Ya no quedan ranas en las pequeñas pozas del arroyo, ni he visto los abejarucos multicolores de mi infancia, que horadaban los ribazos arenosos en los que albergaban sus nidos. Por un momento, tengo la sensación de que los estoy contemplando de nuevo sobrevolar por encima de los juncales y encinas. Puro espejismo. Ya no quedan apenas abejarucos y cada vez se ven menos palomas, gorriones, perdices, cuervos y grajillas. Tampoco se ven conejos. Solo alguna hurraca y algún que otro mirlo.

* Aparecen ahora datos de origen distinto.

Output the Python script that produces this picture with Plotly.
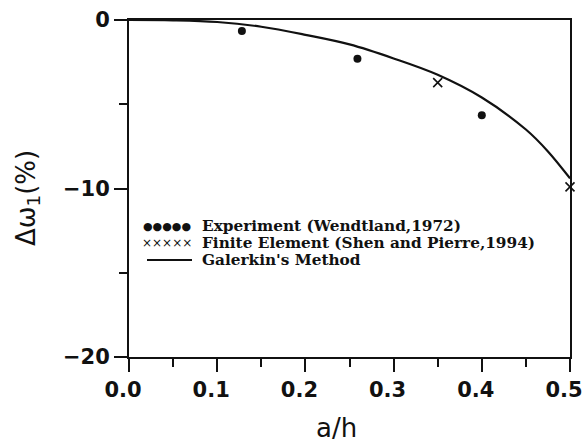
import plotly.graph_objects as go

# Data
exp_x = [0.128, 0.259, 0.40]
exp_y = [-0.65, -2.3, -5.66]
fem_x = [0.35, 0.50]
fem_y = [-3.72, -9.9]
gal_x = [0.0, 0.05, 0.10, 0.15, 0.20, 0.25, 0.30, 0.35, 0.40, 0.45, 0.475, 0.50]
gal_y = [0.0, -0.02, -0.12, -0.40, -0.88, -1.45, -2.28, -3.25, -4.60, -6.50, -7.80, -9.40]

x_ticks = [0.0, 0.1, 0.2, 0.3, 0.4, 0.5]
x_tick_labels = ["0.0", "0.1", "0.2", "0.3", "0.4", "0.5"]
y_ticks = [0, -10, -20]
y_tick_labels = ["0", "\u221210", "\u221220"]

legend_labels = ["Experiment (Wendtland,1972)",
                 "Finite Element (Shen and Pierre,1994)",
                 "Galerkin's Method"]

W, H = 585, 448
L, R, T, B = 129, 570, 20, 357  # plot area in window pixels
PW, PH = R - L, B - T


def px(x):
    return (x - L) / PW


def py(y):
    return 1 - (y - T) / PH


fig = go.Figure()
fig.add_trace(go.Scatter(x=gal_x, y=gal_y, mode="lines",
                         line=dict(color="#111", width=2.2, shape="spline", smoothing=1.0),
                         showlegend=False))
fig.add_trace(go.Scatter(x=exp_x, y=exp_y, mode="markers",
                         marker=dict(symbol="circle", size=8, color="#111"), showlegend=False))
fig.add_trace(go.Scatter(x=fem_x, y=fem_y, mode="markers",
                         marker=dict(symbol="x-thin", size=9, line=dict(color="#111", width=1.6)),
                         showlegend=False, cliponaxis=False))

tick_font = dict(family="DejaVu Sans", size=21, color="#111", weight="bold")
fig.update_xaxes(range=[0, 0.5], tickvals=x_ticks, ticktext=x_tick_labels, ticks="outside",
                 ticklen=13, tickwidth=2, tickcolor="#111", showline=True, linewidth=2, linecolor="#111",
                 mirror=True, showgrid=False, zeroline=False, tickfont=tick_font, ticklabeloverflow="allow",
                 automargin=False, ticklabelshift=-6,
                 minor=dict(dtick=0.05, ticks="outside", ticklen=8, tickwidth=2, tickcolor="#111"))
fig.update_yaxes(range=[-20, 0], tickvals=y_ticks, ticktext=y_tick_labels, ticks="outside",
                 ticklen=13, tickwidth=2, tickcolor="#111", showline=True, linewidth=2, linecolor="#111",
                 mirror=True, showgrid=False, zeroline=False, tickfont=tick_font, ticklabeloverflow="allow",
                 automargin=False,
                 minor=dict(dtick=5, ticks="outside", ticklen=8, tickwidth=1.5, tickcolor="#111"))

leg_font = dict(family="DejaVu Serif", size=15.3, color="#111", weight="bold")
rows_y = [py(226), py(243), py(260)]
annotations = []
for lab, yy in zip(legend_labels, rows_y):
    annotations.append(dict(xref="paper", yref="paper", x=px(201), y=yy, xanchor="left", yanchor="middle",
                            text=lab, showarrow=False, font=leg_font, borderpad=0))
annotations.append(dict(xref="paper", yref="paper", x=px(142), y=rows_y[0], xanchor="left",
                        yanchor="middle", text="\u25cf\u25cf\u25cf\u25cf\u25cf", showarrow=False, borderpad=0,
                        font=dict(family="DejaVu Sans", size=11, color="#111")))
annotations.append(dict(xref="paper", yref="paper", x=px(141), y=rows_y[1], xanchor="left",
                        yanchor="middle", text="\u00d7\u00d7\u00d7\u00d7\u00d7", showarrow=False, borderpad=0,
                        font=dict(family="DejaVu Sans", size=12, color="#111")))
annotations.append(dict(xref="paper", yref="paper", x=px(336), y=py(428),
                        xanchor="center", yanchor="middle", text="a/h", showarrow=False,
                        font=dict(family="DejaVu Sans", size=26, color="#111")))
annotations.append(dict(xref="paper", yref="paper", x=px(27), y=py(198),
                        xanchor="center", yanchor="middle", text="\u0394\u03c9<sub>1</sub>(%)", textangle=-90,
                        showarrow=False, font=dict(family="DejaVu Sans", size=26, color="#111")))

shapes = [dict(type="line", xref="paper", yref="paper", x0=px(147), x1=px(192),
               y0=rows_y[2], y1=rows_y[2], line=dict(color="#111", width=2))]

fig.update_layout(width=W, height=H, margin=dict(l=L, r=W - R, t=T, b=H - B, autoexpand=False),
                  plot_bgcolor="white", paper_bgcolor="white", annotations=annotations, shapes=shapes,
                  showlegend=False)
fig.write_html("out.html", config={"displayModeBar": False},
               post_script="document.body.style.margin='0px';document.body.style.overflow='hidden';")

A primera hora del día cruzan el arroyo una pareja de corzos y al lado de unos matorrales pueden observarse las huellas de los jabalíes. El huerto de la Tía Pelona, eso sí, permanece oculto entre la maleza y las zarzas, abandonado y en ruinas. Pero tampoco es una excepción, ni una sorpresa. Porque la soledad y el olvido hace mucho tiempo que se adueñaron de esta tierra de silencios obligados y promesas incumplidas.
Los debates sobre la España vacía o vaciada —despoblada o expoliada— se agotan en sí mismos. Nadie tiene el más mínimo interés en revertir la situación, aunque algunos políticos se hagan fotos encima de los tractores. Pero, como se las podían hacer al pie de una encina.
Por mucho que mejoren las infraestructuras y se prometan nuevos servicios, el mundo rural seguirá en la uvi. Y el único consuelo que nos queda es contemplar el paisaje y recuperar los olores que han sobrevivido al paso del tiempo.